Di tengah semua ini, kita harus mencari apa yang membuat kita tetap “manusiawi”, yang tidak dapat direplikasi oleh AI sempurna:
- Pengalaman Subjektif dan Emosi Sejati: Meskipun AI dapat mensimulasikan emosi, kita masih belum memiliki bukti definitif bahwa AI dapat merasakan sakit, bahagia, atau cinta dalam pengertian subjektif. Pengalaman batin yang mendalam, kesadaran fenomenal, dan qualia mungkin tetap menjadi domain eksklusif manusia. Kemampuan untuk mencintai, menderita, dan merasakan kegembiraan atau kesedihan secara otentik adalah inti dari kemanusiaan kita. Ini adalah jiwa manusia.
- Kerentanan dan Ketidaksempurnaan: AI sempurna, tetapi manusia tidak. Ketidaksempurnaan, kerentanan, dan kemampuan kita untuk membuat kesalahan, belajar darinya, dan tumbuh adalah bagian integral dari pengalaman manusia. Kekuatan kita seringkali muncul dari perjuangan kita, dari kegagalan kita. Ini adalah paradoks yang indah.
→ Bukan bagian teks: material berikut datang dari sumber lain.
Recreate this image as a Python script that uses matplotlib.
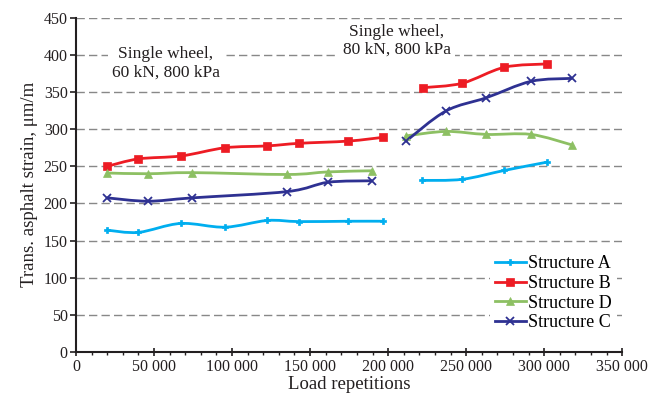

- Intuisi dan Kebijaksanaan yang Berbasis Pengalaman Hidup: Meskipun AI dapat memproses data, kebijaksanaan sejati seringkali muncul dari pengalaman hidup yang kompleks, interaksi sosial, dan pemahaman yang mendalam tentang kondisi manusia. Intuisi, yang seringkali tidak dapat diartikulasikan secara logis, adalah panduan penting bagi manusia.
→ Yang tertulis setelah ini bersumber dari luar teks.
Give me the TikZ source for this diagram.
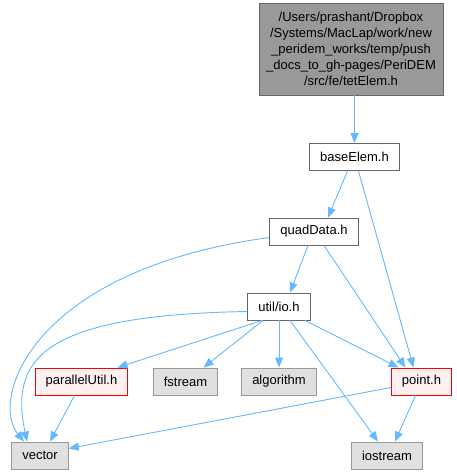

- Kebutuhan akan Makna dan Koneksi: Manusia memiliki kebutuhan bawaan untuk mencari makna, menciptakan narasi, dan membentuk koneksi yang mendalam dengan sesama. Bahkan jika AI dapat mensimulasikan koneksi, kedalaman dan kerentanan yang terlibat dalam hubungan manusia sejati adalah sesuatu yang unik.
- Pencarian dan Pertanyaan Tanpa Henti: Mungkin yang paling unik adalah kemampuan kita untuk terus bertanya, merenung, dan mencari makna, bahkan di hadapan kecerdasan yang melampaui kita. Dorongan untuk eksplorasi, baik ilmiah maupun eksistensial, adalah inti dari apa yang membuat kita manusia.
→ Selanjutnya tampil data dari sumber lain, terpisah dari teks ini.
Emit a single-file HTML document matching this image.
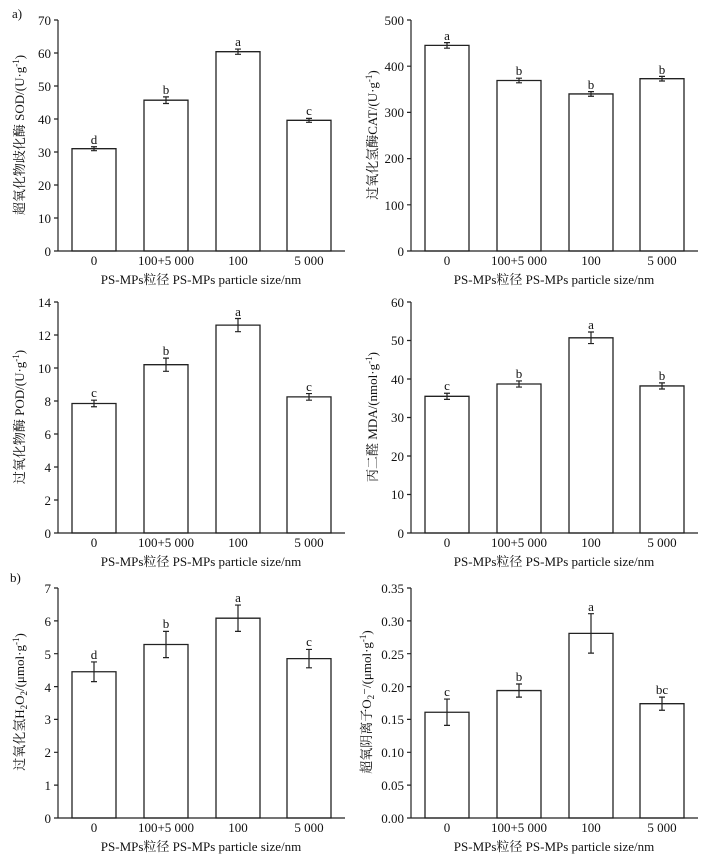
<!DOCTYPE html>
<html><head><meta charset="utf-8"><style>
body{margin:0;background:#fff}
svg{display:block;font-family:"Liberation Serif","Noto Serif CJK SC",serif;fill:#111}
.b{fill:#fff;stroke:#222;stroke-width:1.3}
.e,.a{stroke:#222;stroke-width:1.2;fill:none}
text{font-size:13px}
.t{text-anchor:end}
.m{text-anchor:middle}
</style></head><body>
<svg width="710" height="859" viewBox="0 0 710 859">
<defs>
<style>rect,line,path{vector-effect:non-scaling-stroke}</style>
</defs>
<text x="12" y="18">a)</text>
<text x="10" y="582">b)</text>

<!-- Panel 1 -->
<g transform="translate(58,251) scale(1,-3.3)">
<rect class="b" x="14" y="0" width="44" height="31"/><rect class="b" x="86" y="0" width="44" height="45.7"/><rect class="b" x="158" y="0" width="44" height="60.4"/><rect class="b" x="229" y="0" width="44" height="39.6"/>
<path class="e" d="M36 30.4V31.6M33 30.4H39M33 31.6H39M108 44.7V46.7M105 44.7H111M105 46.7H111M180 59.6V61.2M177 59.6H183M177 61.2H183M251 39V40.2M248 39H254M248 40.2H254"/>
</g>
<path class="a" d="M58 20V251H345M54 20H58M54 53H58M54 86H58M54 119H58M54 152H58M54 185H58M54 218H58M54 251H58"/>
<g class="t"><text x="51" y="25" class="t">70</text><text x="51" y="58" class="t">60</text><text x="51" y="91" class="t">50</text><text x="51" y="124" class="t">40</text><text x="51" y="157" class="t">30</text><text x="51" y="190" class="t">20</text><text x="51" y="223" class="t">10</text><text x="51" y="256" class="t">0</text></g>
<text class="m" x="94" y="144">d</text><text class="m" x="166" y="94">b</text><text class="m" x="238" y="46">a</text><text class="m" x="309" y="115">c</text>
<text class="m" x="94" y="265">0</text><text class="m" x="166" y="265">100+5 000</text><text class="m" x="238" y="265">100</text><text class="m" x="309" y="265">5 000</text>
<text class="m" x="201" y="284">PS-MPs粒径 PS-MPs particle size/nm</text>
<text class="m" transform="translate(24,135) rotate(-90)">超氧化物歧化酶 SOD/(U·g<tspan dy="-5" font-size="9">-1</tspan><tspan dy="5">)</tspan></text>

<!-- Panel 2 -->
<g transform="translate(411,251) scale(1,-0.462)">
<rect class="b" x="14" y="0" width="44" height="445"/><rect class="b" x="86" y="0" width="44" height="369"/><rect class="b" x="158" y="0" width="44" height="340"/><rect class="b" x="229" y="0" width="44" height="373"/>
<path class="e" d="M36 439V451M33 439H39M33 451H39M108 364V374M105 364H111M105 374H111M180 335V345M177 335H183M177 345H183M251 368V378M248 368H254M248 378H254"/>
</g>
<path class="a" d="M411 20V251H698M407 20H411M407 66.2H411M407 112.4H411M407 158.6H411M407 204.8H411M407 251H411"/>
<text x="404" y="25" class="t">500</text><text x="404" y="71" class="t">400</text><text x="404" y="117" class="t">300</text><text x="404" y="163" class="t">200</text><text x="404" y="210" class="t">100</text><text x="404" y="256" class="t">0</text>
<text class="m" x="447" y="40">a</text><text class="m" x="519" y="75">b</text><text class="m" x="591" y="89">b</text><text class="m" x="662" y="74">b</text>
<text class="m" x="447" y="265">0</text><text class="m" x="519" y="265">100+5 000</text><text class="m" x="591" y="265">100</text><text class="m" x="662" y="265">5 000</text>
<text class="m" x="554" y="284">PS-MPs粒径 PS-MPs particle size/nm</text>
<text class="m" transform="translate(377,135) rotate(-90)">过氧化氢酶CAT/(U·g<tspan dy="-5" font-size="9">-1</tspan><tspan dy="5">)</tspan></text>

<!-- Panel 3 -->
<g transform="translate(58,533) scale(1,-16.5)">
<rect class="b" x="14" y="0" width="44" height="7.85"/><rect class="b" x="86" y="0" width="44" height="10.2"/><rect class="b" x="158" y="0" width="44" height="12.6"/><rect class="b" x="229" y="0" width="44" height="8.25"/>
<path class="e" d="M36 7.65V8.05M33 7.65H39M33 8.05H39M108 9.8V10.6M105 9.8H111M105 10.6H111M180 12.2V13M177 12.2H183M177 13H183M251 8.05V8.45M248 8.05H254M248 8.45H254"/>
</g>
<path class="a" d="M58 302V533H345M54 302H58M54 335H58M54 368H58M54 401H58M54 434H58M54 467H58M54 500H58M54 533H58"/>
<text x="51" y="307" class="t">14</text><text x="51" y="340" class="t">12</text><text x="51" y="373" class="t">10</text><text x="51" y="406" class="t">8</text><text x="51" y="439" class="t">6</text><text x="51" y="472" class="t">4</text><text x="51" y="505" class="t">2</text><text x="51" y="538" class="t">0</text>
<text class="m" x="94" y="397">c</text><text class="m" x="166" y="355">b</text><text class="m" x="238" y="316">a</text><text class="m" x="309" y="391">c</text>
<text class="m" x="94" y="547">0</text><text class="m" x="166" y="547">100+5 000</text><text class="m" x="238" y="547">100</text><text class="m" x="309" y="547">5 000</text>
<text class="m" x="201" y="566">PS-MPs粒径 PS-MPs particle size/nm</text>
<text class="m" transform="translate(24,417) rotate(-90)">过氧化物酶 POD/(U·g<tspan dy="-5" font-size="9">-1</tspan><tspan dy="5">)</tspan></text>

<!-- Panel 4 -->
<g transform="translate(411,533) scale(1,-3.85)">
<rect class="b" x="14" y="0" width="44" height="35.5"/><rect class="b" x="86" y="0" width="44" height="38.7"/><rect class="b" x="158" y="0" width="44" height="50.7"/><rect class="b" x="229" y="0" width="44" height="38.2"/>
<path class="e" d="M36 34.7V36.3M33 34.7H39M33 36.3H39M108 37.9V39.5M105 37.9H111M105 39.5H111M180 49.2V52.2M177 49.2H183M177 52.2H183M251 37.4V39M248 37.4H254M248 39H254"/>
</g>
<path class="a" d="M411 302V533H698M407 302H411M407 340.5H411M407 379H411M407 417.5H411M407 456H411M407 494.5H411M407 533H411"/>
<text x="404" y="307" class="t">60</text><text x="404" y="345" class="t">50</text><text x="404" y="384" class="t">40</text><text x="404" y="422" class="t">30</text><text x="404" y="461" class="t">20</text><text x="404" y="499" class="t">10</text><text x="404" y="538" class="t">0</text>
<text class="m" x="447" y="390">c</text><text class="m" x="519" y="378">b</text><text class="m" x="591" y="329">a</text><text class="m" x="662" y="380">b</text>
<text class="m" x="447" y="547">0</text><text class="m" x="519" y="547">100+5 000</text><text class="m" x="591" y="547">100</text><text class="m" x="662" y="547">5 000</text>
<text class="m" x="554" y="566">PS-MPs粒径 PS-MPs particle size/nm</text>
<text class="m" transform="translate(377,417) rotate(-90)">丙二醛 MDA/(nmol·g<tspan dy="-5" font-size="9">-1</tspan><tspan dy="5">)</tspan></text>

<!-- Panel 5 -->
<g transform="translate(58,818) scale(1,-32.86)">
<rect class="b" x="14" y="0" width="44" height="4.45"/><rect class="b" x="86" y="0" width="44" height="5.28"/><rect class="b" x="158" y="0" width="44" height="6.08"/><rect class="b" x="229" y="0" width="44" height="4.85"/>
<path class="e" d="M36 4.15V4.75M33 4.15H39M33 4.75H39M108 4.88V5.68M105 4.88H111M105 5.68H111M180 5.68V6.48M177 5.68H183M177 6.48H183M251 4.57V5.13M248 4.57H254M248 5.13H254"/>
</g>
<path class="a" d="M58 588V818H345M54 588H58M54 620.9H58M54 653.7H58M54 686.6H58M54 719.4H58M54 752.3H58M54 785.1H58M54 818H58"/>
<text x="51" y="593" class="t">7</text><text x="51" y="626" class="t">6</text><text x="51" y="659" class="t">5</text><text x="51" y="692" class="t">4</text><text x="51" y="724" class="t">3</text><text x="51" y="757" class="t">2</text><text x="51" y="790" class="t">1</text><text x="51" y="823" class="t">0</text>
<text class="m" x="94" y="659">d</text><text class="m" x="166" y="628">b</text><text class="m" x="238" y="602">a</text><text class="m" x="309" y="646">c</text>
<text class="m" x="94" y="832">0</text><text class="m" x="166" y="832">100+5 000</text><text class="m" x="238" y="832">100</text><text class="m" x="309" y="832">5 000</text>
<text class="m" x="201" y="851">PS-MPs粒径 PS-MPs particle size/nm</text>
<text class="m" transform="translate(24,702) rotate(-90)">过氧化氢H<tspan dy="3" font-size="9">2</tspan><tspan dy="-3">O</tspan><tspan dy="3" font-size="9">2</tspan><tspan dy="-3">/(μmol·g</tspan><tspan dy="-5" font-size="9">-1</tspan><tspan dy="5">)</tspan></text>

<!-- Panel 6 -->
<g transform="translate(411,818) scale(1,-657)">
<rect class="b" x="14" y="0" width="44" height="0.161"/><rect class="b" x="86" y="0" width="44" height="0.194"/><rect class="b" x="158" y="0" width="44" height="0.281"/><rect class="b" x="229" y="0" width="44" height="0.174"/>
<path class="e" d="M36 0.141V0.181M33 0.141H39M33 0.181H39M108 0.184V0.204M105 0.184H111M105 0.204H111M180 0.251V0.311M177 0.251H183M177 0.311H183M251 0.164V0.184M248 0.164H254M248 0.184H254"/>
</g>
<path class="a" d="M411 588V818H698M407 588H411M407 620.9H411M407 653.7H411M407 686.6H411M407 719.4H411M407 752.3H411M407 785.1H411M407 818H411"/>
<text x="404" y="593" class="t">0.35</text><text x="404" y="626" class="t">0.30</text><text x="404" y="659" class="t">0.25</text><text x="404" y="692" class="t">0.20</text><text x="404" y="724" class="t">0.15</text><text x="404" y="757" class="t">0.10</text><text x="404" y="790" class="t">0.05</text><text x="404" y="823" class="t">0.00</text>
<text class="m" x="447" y="696">c</text><text class="m" x="519" y="681">b</text><text class="m" x="591" y="611">a</text><text class="m" x="662" y="694">bc</text>
<text class="m" x="447" y="832">0</text><text class="m" x="519" y="832">100+5 000</text><text class="m" x="591" y="832">100</text><text class="m" x="662" y="832">5 000</text>
<text class="m" x="554" y="851">PS-MPs粒径 PS-MPs particle size/nm</text>
<text class="m" transform="translate(371,702) rotate(-90)">超氧阴离子O<tspan dy="3" font-size="9">2</tspan><tspan dy="-3">⁻/(μmol·g</tspan><tspan dy="-5" font-size="9">-1</tspan><tspan dy="5">)</tspan></text>
</svg>
</body></html>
Pada akhirnya, krisis identitas manusia di hadapan AI sempurna memaksa kita untuk melihat ke dalam diri sendiri, bukan ke luar. Ini adalah kesempatan untuk mendefinisikan ulang apa yang benar-benar penting tentang keberadaan kita. AI mungkin dapat melakukan segalanya, tetapi itu tidak berarti ia dapat menjadi segalanya. Yang tersisa adalah esensi manusiawi kita: kapasitas kita untuk cinta, penderitaan, kreativitas yang tak terduga, dan pencarian makna yang tak pernah berakhir.
Ini bukan lagi tentang teknologi, tapi tentang kita: maukah kita menghadapi pertanyaan paling mendalam tentang siapa kita di era di mana mesin bisa melakukan segalanya, dan akankah kita menemukan kembali apa yang benar-benar membuat kita manusia?